_Problem_
For this exercise, repeat all of the material verbatim apart from its images.

_Supplied information_

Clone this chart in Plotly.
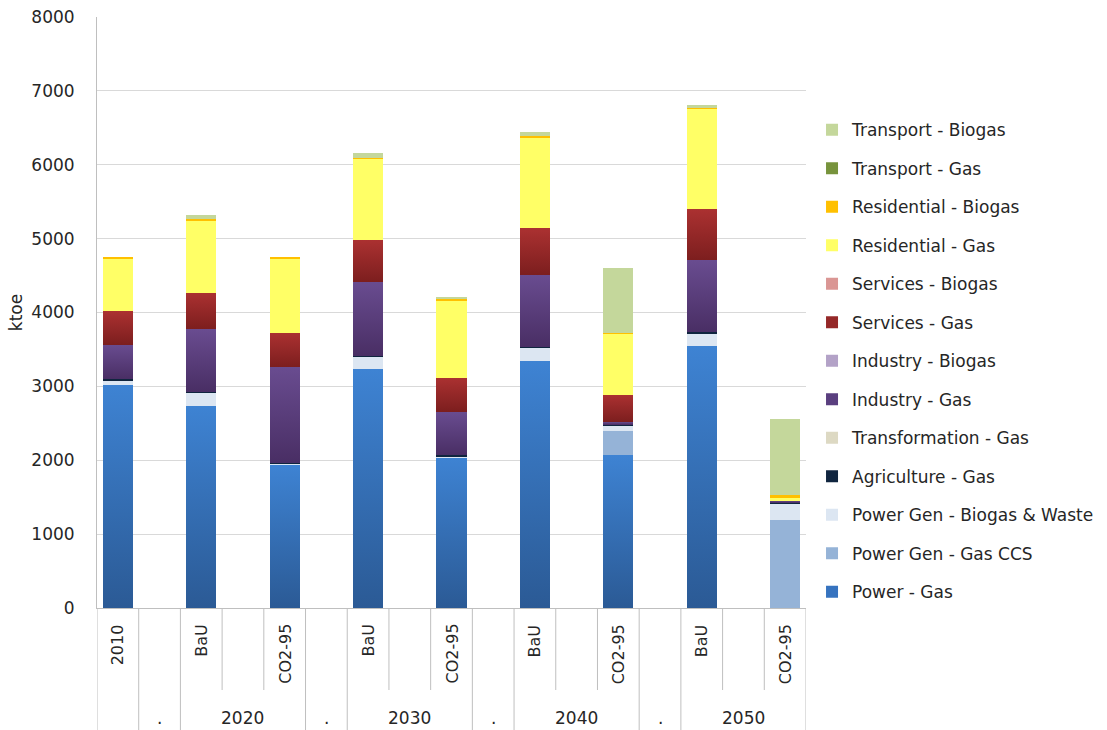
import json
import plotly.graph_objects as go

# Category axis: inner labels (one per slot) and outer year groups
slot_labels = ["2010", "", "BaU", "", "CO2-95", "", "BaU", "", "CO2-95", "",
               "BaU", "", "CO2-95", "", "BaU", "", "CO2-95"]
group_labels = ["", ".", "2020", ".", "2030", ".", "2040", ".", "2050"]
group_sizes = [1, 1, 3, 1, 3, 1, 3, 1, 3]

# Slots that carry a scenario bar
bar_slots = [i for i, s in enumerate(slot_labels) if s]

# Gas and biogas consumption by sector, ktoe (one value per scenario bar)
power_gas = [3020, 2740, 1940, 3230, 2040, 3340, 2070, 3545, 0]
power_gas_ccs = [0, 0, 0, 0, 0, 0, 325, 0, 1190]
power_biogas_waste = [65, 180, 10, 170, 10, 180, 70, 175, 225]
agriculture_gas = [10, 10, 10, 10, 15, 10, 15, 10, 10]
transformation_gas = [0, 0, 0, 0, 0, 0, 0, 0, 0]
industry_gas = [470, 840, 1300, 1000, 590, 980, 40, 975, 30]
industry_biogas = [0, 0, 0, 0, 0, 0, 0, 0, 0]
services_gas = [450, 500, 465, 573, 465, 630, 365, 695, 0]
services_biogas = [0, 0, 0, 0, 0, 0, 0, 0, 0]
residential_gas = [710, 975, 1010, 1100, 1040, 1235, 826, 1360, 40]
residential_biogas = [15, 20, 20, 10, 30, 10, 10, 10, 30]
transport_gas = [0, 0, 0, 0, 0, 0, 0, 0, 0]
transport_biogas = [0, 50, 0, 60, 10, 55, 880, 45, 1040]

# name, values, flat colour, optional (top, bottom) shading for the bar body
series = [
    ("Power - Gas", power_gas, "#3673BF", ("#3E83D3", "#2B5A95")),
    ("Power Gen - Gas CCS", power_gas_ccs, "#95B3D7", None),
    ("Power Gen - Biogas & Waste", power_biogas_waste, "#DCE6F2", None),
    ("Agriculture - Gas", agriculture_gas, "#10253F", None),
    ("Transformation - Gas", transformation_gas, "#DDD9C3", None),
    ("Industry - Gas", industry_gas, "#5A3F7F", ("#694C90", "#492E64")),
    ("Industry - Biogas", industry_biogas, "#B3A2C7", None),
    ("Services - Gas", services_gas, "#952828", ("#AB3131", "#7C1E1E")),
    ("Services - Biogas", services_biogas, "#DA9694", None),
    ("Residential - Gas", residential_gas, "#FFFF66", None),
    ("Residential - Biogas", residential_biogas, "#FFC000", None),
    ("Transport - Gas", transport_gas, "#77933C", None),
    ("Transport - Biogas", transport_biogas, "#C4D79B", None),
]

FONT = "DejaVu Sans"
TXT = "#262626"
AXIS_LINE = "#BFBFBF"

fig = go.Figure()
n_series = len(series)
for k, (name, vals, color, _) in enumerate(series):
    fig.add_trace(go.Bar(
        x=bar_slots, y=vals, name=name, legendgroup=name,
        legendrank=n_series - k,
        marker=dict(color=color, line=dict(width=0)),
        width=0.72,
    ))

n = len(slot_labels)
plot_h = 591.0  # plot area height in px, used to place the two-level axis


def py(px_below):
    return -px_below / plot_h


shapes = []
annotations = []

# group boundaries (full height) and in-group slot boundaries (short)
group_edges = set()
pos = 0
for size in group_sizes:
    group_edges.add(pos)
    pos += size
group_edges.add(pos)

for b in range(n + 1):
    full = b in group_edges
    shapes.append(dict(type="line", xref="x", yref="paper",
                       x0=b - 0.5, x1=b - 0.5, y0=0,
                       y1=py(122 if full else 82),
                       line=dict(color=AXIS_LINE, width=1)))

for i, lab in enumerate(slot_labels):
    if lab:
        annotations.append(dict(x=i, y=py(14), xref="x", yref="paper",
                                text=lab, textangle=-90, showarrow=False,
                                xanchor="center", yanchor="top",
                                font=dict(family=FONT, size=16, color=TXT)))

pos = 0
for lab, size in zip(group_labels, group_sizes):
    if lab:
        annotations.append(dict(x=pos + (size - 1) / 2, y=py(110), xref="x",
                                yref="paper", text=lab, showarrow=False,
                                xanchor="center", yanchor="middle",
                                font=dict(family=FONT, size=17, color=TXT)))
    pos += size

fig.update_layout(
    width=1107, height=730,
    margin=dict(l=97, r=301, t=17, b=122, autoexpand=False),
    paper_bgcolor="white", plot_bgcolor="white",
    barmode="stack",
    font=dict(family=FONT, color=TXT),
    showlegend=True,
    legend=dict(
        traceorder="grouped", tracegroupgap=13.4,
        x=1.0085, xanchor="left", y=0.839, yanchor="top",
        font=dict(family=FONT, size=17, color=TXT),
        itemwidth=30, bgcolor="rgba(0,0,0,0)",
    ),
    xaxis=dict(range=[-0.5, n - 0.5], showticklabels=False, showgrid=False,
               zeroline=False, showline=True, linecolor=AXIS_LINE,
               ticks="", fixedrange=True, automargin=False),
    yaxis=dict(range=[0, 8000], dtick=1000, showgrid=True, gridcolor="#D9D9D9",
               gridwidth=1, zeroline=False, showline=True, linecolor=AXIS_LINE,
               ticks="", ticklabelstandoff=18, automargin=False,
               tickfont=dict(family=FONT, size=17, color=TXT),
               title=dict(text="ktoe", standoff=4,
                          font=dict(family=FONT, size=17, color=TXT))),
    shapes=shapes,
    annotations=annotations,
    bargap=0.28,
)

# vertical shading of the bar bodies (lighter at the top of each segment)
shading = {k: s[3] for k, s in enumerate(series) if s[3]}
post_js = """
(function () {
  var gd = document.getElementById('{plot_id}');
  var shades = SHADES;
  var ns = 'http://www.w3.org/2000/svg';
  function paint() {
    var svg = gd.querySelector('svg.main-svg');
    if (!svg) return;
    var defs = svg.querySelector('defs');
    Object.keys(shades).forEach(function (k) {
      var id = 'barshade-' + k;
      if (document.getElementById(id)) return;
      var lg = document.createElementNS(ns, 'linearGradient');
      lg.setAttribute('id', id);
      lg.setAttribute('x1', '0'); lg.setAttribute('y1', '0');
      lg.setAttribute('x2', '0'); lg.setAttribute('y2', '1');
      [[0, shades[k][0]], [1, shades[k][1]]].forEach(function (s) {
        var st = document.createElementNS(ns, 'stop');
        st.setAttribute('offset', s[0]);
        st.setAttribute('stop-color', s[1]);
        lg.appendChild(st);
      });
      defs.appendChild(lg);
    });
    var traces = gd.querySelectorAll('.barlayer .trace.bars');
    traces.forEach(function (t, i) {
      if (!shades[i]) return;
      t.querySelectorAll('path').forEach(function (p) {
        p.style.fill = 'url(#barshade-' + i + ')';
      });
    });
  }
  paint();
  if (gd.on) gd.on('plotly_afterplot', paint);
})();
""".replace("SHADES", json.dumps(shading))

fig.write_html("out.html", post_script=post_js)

_Correct result_
Clone this chart in Plotly.
import json
import plotly.graph_objects as go

# Category axis: inner labels (one per slot) and outer year groups
slot_labels = ["2010", "", "BaU", "", "CO2-95", "", "BaU", "", "CO2-95", "",
               "BaU", "", "CO2-95", "", "BaU", "", "CO2-95"]
group_labels = ["", ".", "2020", ".", "2030", ".", "2040", ".", "2050"]
group_sizes = [1, 1, 3, 1, 3, 1, 3, 1, 3]

# Slots that carry a scenario bar
bar_slots = [i for i, s in enumerate(slot_labels) if s]

# Gas and biogas consumption by sector, ktoe (one value per scenario bar)
power_gas = [3020, 2740, 1940, 3230, 2040, 3340, 2070, 3545, 0]
power_gas_ccs = [0, 0, 0, 0, 0, 0, 325, 0, 1190]
power_biogas_waste = [65, 180, 10, 170, 10, 180, 70, 175, 225]
agriculture_gas = [10, 10, 10, 10, 15, 10, 15, 10, 10]
transformation_gas = [0, 0, 0, 0, 0, 0, 0, 0, 0]
industry_gas = [470, 840, 1300, 1000, 590, 980, 40, 975, 30]
industry_biogas = [0, 0, 0, 0, 0, 0, 0, 0, 0]
services_gas = [450, 500, 465, 573, 465, 630, 365, 695, 0]
services_biogas = [0, 0, 0, 0, 0, 0, 0, 0, 0]
residential_gas = [710, 975, 1010, 1100, 1040, 1235, 826, 1360, 40]
residential_biogas = [15, 20, 20, 10, 30, 10, 10, 10, 30]
transport_gas = [0, 0, 0, 0, 0, 0, 0, 0, 0]
transport_biogas = [0, 50, 0, 60, 10, 55, 880, 45, 1040]

# name, values, flat colour, optional (top, bottom) shading for the bar body
series = [
    ("Power - Gas", power_gas, "#3673BF", ("#3E83D3", "#2B5A95")),
    ("Power Gen - Gas CCS", power_gas_ccs, "#95B3D7", None),
    ("Power Gen - Biogas & Waste", power_biogas_waste, "#DCE6F2", None),
    ("Agriculture - Gas", agriculture_gas, "#10253F", None),
    ("Transformation - Gas", transformation_gas, "#DDD9C3", None),
    ("Industry - Gas", industry_gas, "#5A3F7F", ("#694C90", "#492E64")),
    ("Industry - Biogas", industry_biogas, "#B3A2C7", None),
    ("Services - Gas", services_gas, "#952828", ("#AB3131", "#7C1E1E")),
    ("Services - Biogas", services_biogas, "#DA9694", None),
    ("Residential - Gas", residential_gas, "#FFFF66", None),
    ("Residential - Biogas", residential_biogas, "#FFC000", None),
    ("Transport - Gas", transport_gas, "#77933C", None),
    ("Transport - Biogas", transport_biogas, "#C4D79B", None),
]

FONT = "DejaVu Sans"
TXT = "#262626"
AXIS_LINE = "#BFBFBF"

fig = go.Figure()
n_series = len(series)
for k, (name, vals, color, _) in enumerate(series):
    fig.add_trace(go.Bar(
        x=bar_slots, y=vals, name=name, legendgroup=name,
        legendrank=n_series - k,
        marker=dict(color=color, line=dict(width=0)),
        width=0.72,
    ))

n = len(slot_labels)
plot_h = 591.0  # plot area height in px, used to place the two-level axis


def py(px_below):
    return -px_below / plot_h


shapes = []
annotations = []

# group boundaries (full height) and in-group slot boundaries (short)
group_edges = set()
pos = 0
for size in group_sizes:
    group_edges.add(pos)
    pos += size
group_edges.add(pos)

for b in range(n + 1):
    full = b in group_edges
    shapes.append(dict(type="line", xref="x", yref="paper",
                       x0=b - 0.5, x1=b - 0.5, y0=0,
                       y1=py(122 if full else 82),
                       line=dict(color=AXIS_LINE, width=1)))

for i, lab in enumerate(slot_labels):
    if lab:
        annotations.append(dict(x=i, y=py(14), xref="x", yref="paper",
                                text=lab, textangle=-90, showarrow=False,
                                xanchor="center", yanchor="top",
                                font=dict(family=FONT, size=16, color=TXT)))

pos = 0
for lab, size in zip(group_labels, group_sizes):
    if lab:
        annotations.append(dict(x=pos + (size - 1) / 2, y=py(110), xref="x",
                                yref="paper", text=lab, showarrow=False,
                                xanchor="center", yanchor="middle",
                                font=dict(family=FONT, size=17, color=TXT)))
    pos += size

fig.update_layout(
    width=1107, height=730,
    margin=dict(l=97, r=301, t=17, b=122, autoexpand=False),
    paper_bgcolor="white", plot_bgcolor="white",
    barmode="stack",
    font=dict(family=FONT, color=TXT),
    showlegend=True,
    legend=dict(
        traceorder="grouped", tracegroupgap=13.4,
        x=1.0085, xanchor="left", y=0.839, yanchor="top",
        font=dict(family=FONT, size=17, color=TXT),
        itemwidth=30, bgcolor="rgba(0,0,0,0)",
    ),
    xaxis=dict(range=[-0.5, n - 0.5], showticklabels=False, showgrid=False,
               zeroline=False, showline=True, linecolor=AXIS_LINE,
               ticks="", fixedrange=True, automargin=False),
    yaxis=dict(range=[0, 8000], dtick=1000, showgrid=True, gridcolor="#D9D9D9",
               gridwidth=1, zeroline=False, showline=True, linecolor=AXIS_LINE,
               ticks="", ticklabelstandoff=18, automargin=False,
               tickfont=dict(family=FONT, size=17, color=TXT),
               title=dict(text="ktoe", standoff=4,
                          font=dict(family=FONT, size=17, color=TXT))),
    shapes=shapes,
    annotations=annotations,
    bargap=0.28,
)

# vertical shading of the bar bodies (lighter at the top of each segment)
shading = {k: s[3] for k, s in enumerate(series) if s[3]}
post_js = """
(function () {
  var gd = document.getElementById('{plot_id}');
  var shades = SHADES;
  var ns = 'http://www.w3.org/2000/svg';
  function paint() {
    var svg = gd.querySelector('svg.main-svg');
    if (!svg) return;
    var defs = svg.querySelector('defs');
    Object.keys(shades).forEach(function (k) {
      var id = 'barshade-' + k;
      if (document.getElementById(id)) return;
      var lg = document.createElementNS(ns, 'linearGradient');
      lg.setAttribute('id', id);
      lg.setAttribute('x1', '0'); lg.setAttribute('y1', '0');
      lg.setAttribute('x2', '0'); lg.setAttribute('y2', '1');
      [[0, shades[k][0]], [1, shades[k][1]]].forEach(function (s) {
        var st = document.createElementNS(ns, 'stop');
        st.setAttribute('offset', s[0]);
        st.setAttribute('stop-color', s[1]);
        lg.appendChild(st);
      });
      defs.appendChild(lg);
    });
    var traces = gd.querySelectorAll('.barlayer .trace.bars');
    traces.forEach(function (t, i) {
      if (!shades[i]) return;
      t.querySelectorAll('path').forEach(function (p) {
        p.style.fill = 'url(#barshade-' + i + ')';
      });
    });
  }
  paint();
  if (gd.on) gd.on('plotly_afterplot', paint);
})();
""".replace("SHADES", json.dumps(shading))

fig.write_html("out.html", post_script=post_js)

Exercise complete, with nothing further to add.